Commercial traffic on the Mississippi ekes on, though any further drop in the water level may make shipping troublesome, according to the Army Corps of Engineers. The Corps is charged with maintaining a navigational channel at least nine feet deep and 300 feet wide on the river.


Around St. Louis, the National Weather Service said Wednesday that the Mississippi's level would continue to decline over the next month.

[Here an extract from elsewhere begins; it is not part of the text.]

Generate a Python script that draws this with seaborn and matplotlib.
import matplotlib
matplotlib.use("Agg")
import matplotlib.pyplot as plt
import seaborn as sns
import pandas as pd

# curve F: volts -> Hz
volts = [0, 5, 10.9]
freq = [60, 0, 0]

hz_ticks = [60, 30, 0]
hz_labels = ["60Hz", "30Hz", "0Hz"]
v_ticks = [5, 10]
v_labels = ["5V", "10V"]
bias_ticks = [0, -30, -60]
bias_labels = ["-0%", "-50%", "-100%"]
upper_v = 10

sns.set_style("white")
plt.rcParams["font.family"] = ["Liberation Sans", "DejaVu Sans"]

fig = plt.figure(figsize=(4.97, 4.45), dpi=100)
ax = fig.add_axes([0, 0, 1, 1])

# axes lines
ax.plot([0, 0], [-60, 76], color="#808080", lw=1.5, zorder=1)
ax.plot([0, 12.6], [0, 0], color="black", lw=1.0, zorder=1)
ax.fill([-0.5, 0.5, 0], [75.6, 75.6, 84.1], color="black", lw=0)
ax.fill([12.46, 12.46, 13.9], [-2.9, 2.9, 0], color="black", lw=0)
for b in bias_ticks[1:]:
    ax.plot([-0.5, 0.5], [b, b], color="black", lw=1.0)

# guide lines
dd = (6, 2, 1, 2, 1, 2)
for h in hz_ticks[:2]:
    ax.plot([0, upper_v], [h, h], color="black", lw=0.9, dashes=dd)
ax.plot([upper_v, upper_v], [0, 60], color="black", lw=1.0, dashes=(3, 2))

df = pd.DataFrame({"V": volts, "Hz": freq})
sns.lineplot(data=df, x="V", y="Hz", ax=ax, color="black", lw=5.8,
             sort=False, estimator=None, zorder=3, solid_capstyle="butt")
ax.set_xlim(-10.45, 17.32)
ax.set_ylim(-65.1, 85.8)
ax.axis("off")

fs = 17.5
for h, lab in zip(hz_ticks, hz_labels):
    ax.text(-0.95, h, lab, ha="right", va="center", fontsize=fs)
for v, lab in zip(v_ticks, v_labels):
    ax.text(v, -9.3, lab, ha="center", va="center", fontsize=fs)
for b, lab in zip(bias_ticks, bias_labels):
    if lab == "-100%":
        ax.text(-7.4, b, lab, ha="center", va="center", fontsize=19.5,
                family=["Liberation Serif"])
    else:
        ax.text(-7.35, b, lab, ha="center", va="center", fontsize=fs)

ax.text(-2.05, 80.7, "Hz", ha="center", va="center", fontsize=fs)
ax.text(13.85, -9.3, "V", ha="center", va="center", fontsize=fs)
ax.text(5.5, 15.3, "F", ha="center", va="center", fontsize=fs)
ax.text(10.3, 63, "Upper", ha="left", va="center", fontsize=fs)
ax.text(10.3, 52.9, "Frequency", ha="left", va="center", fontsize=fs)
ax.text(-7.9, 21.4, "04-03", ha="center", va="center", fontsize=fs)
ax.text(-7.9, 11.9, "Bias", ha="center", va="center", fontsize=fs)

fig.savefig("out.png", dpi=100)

Some potentially strong rainfall was expected in coming days in northwest Missouri, but whether that matters -- feeding into the Missouri River then into the Mississippi River -- depends on the rain's intensity, said Scott Dummer, a weather service hydrologist.


"When it first hits the ground, a lot of it is going to soak into the ground," he said. "What's needed is a sustained rainfall over a couple of days, a good several-inch rainfall."

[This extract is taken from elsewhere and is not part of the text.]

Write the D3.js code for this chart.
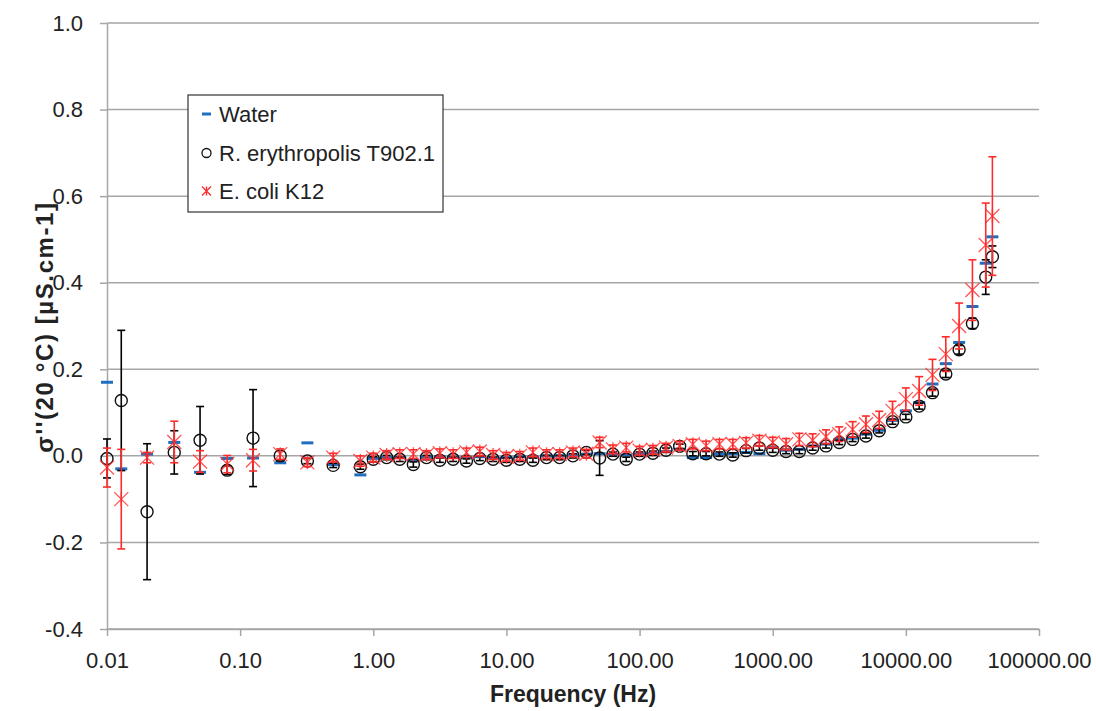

A Coast Guard advisory Tuesday recommended that deep-draft barges -- those with the heaviest loads -- be moved out of the Upper Mississippi River as soon as possible. Mariners also are urged to be vigilant about repositioned channel-marking buoys.


The Corps has been scrambling to keep the Mississippi open, hustling its 247-foot-long dredger up the river to lower the bottom of St. Louis' harbor. The work was expected to be completed Thursday.

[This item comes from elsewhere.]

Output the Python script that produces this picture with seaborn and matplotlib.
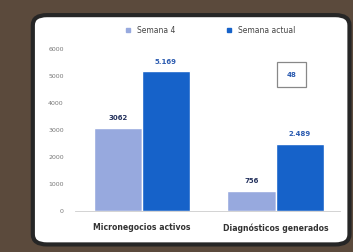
import matplotlib
matplotlib.use("Agg")
import matplotlib.pyplot as plt
from matplotlib.patches import FancyBboxPatch
import seaborn as sns
import pandas as pd

categorias = ["Micronegocios activos", "Diagnósticos generados"]
semana_4 = [3062, 756]
semana_actual = [5169, 2489]
etiquetas_4 = ["3062", "756"]
etiquetas_actual = ["5.169", "2.489"]
series = ["Semana 4", "Semana actual"]
recuadro = "48"

df = pd.DataFrame({
    "categoria": categorias * 2,
    "valor": semana_4 + semana_actual,
    "serie": [series[0]] * 2 + [series[1]] * 2,
})

sns.set_style("white")
plt.rcParams["font.family"] = ["DejaVu Sans"]

fig = plt.figure(figsize=(3.53, 2.52), dpi=100)
fig.patch.set_facecolor("#5b4a3c")

# white rounded card
card = FancyBboxPatch((0.093, 0.03), 0.897, 0.91, boxstyle="round,pad=0,rounding_size=0.04",
                      transform=fig.transFigure, facecolor="white", edgecolor="#262626",
                      linewidth=3, zorder=-10)
fig.patches.append(card)

ax = fig.add_axes([0.212, 0.163, 0.751, 0.643])
ax.set_facecolor("none")
palette = {"Semana 4": "#97a9de", "Semana actual": "#1662c9"}
sns.barplot(data=df, x="categoria", y="valor", hue="serie", palette=palette,
            width=0.72, ax=ax, legend=False, saturation=1)

ax.set_ylim(0, 6000)
ax.set_xlim(-0.5, 1.48)
ax.set_yticks(range(0, 6001, 1000))
ax.set_yticklabels([str(v) for v in range(0, 6001, 1000)], fontsize=4.5, color="#777777")
ax.tick_params(axis="y", length=0, pad=8)
ax.tick_params(axis="x", length=0, pad=9)
ax.set_xticks([0, 1])
ax.set_xticklabels(categorias, fontsize=5.6, fontweight="bold", color="#333333")
ax.set_xlabel("")
ax.set_ylabel("")
for s in ["top", "right", "left"]:
    ax.spines[s].set_visible(False)
ax.spines["bottom"].set_color("#cccccc")
ax.spines["bottom"].set_linewidth(0.6)

for i, (v4, va) in enumerate(zip(semana_4, semana_actual)):
    ax.text(i - 0.18, v4 + 250, etiquetas_4[i], ha="center", va="bottom",
            fontsize=5, fontweight="bold", color="#26335e")
    ax.text(i + 0.18, va + 250, etiquetas_actual[i], ha="center", va="bottom",
            fontsize=5, fontweight="bold", color="#2b5bb0")

ax.text(1.12, 5050, recuadro, ha="center", va="center", fontsize=5, fontweight="bold",
        color="#2b5bb0",
        bbox=dict(boxstyle="square,pad=1.4", facecolor="white", edgecolor="#888888", linewidth=0.9))

# legend
handles = [plt.Line2D([], [], marker="s", linestyle="", markersize=3.5, color=palette[s]) for s in series]
fig.legend(handles, series, loc="center", bbox_to_anchor=(0.59, 0.88), ncol=2, frameon=False,
           fontsize=5.5, handletextpad=0.2, columnspacing=6, labelcolor="#444444")

fig.savefig("out.png", dpi=100, facecolor=fig.get_facecolor())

A commercial dredge hired by the Corps recently reopened the Kaskaskia River in Illinois and has been sent south to go to work near Cape Girardeau, Mo.


River shipping is considered efficient, with a typical inland barge's capacity 15 times greater than a rail car and 60 times more than a semi trailer, according to the American Waterways Operators, a trade group of barge, tug and tow industry interests.


The low water has been a triple whammy for MEMCO Barge Line, president Mark Knoy said.


Barges with that suburban St. Louis-based company are now covering about 150 miles a day -- not the typical 200 -- to safely sneak through the shallower stretches. Narrower channels have forced 20-barge tows instead of the normal chain of 30.


The company's barges' draft -- the portion of the barge that's below the water's surface -- is also down about 30 inches to 9 feet so that the barges can make it through the shallows. That means less payload and profits for the transporter of grain, raw materials for the steel industry, and coal for MEMCO's corporate parent, Ohio-based American Electric Power Co. Inc.


"There are a ton of multipliers out there that work against us," Knoy said.


Still, he said, the company with 2,200 barges and 55 towboats "will take it as it comes. We'll just reduce drafts, operate with greater caution and pray for rain."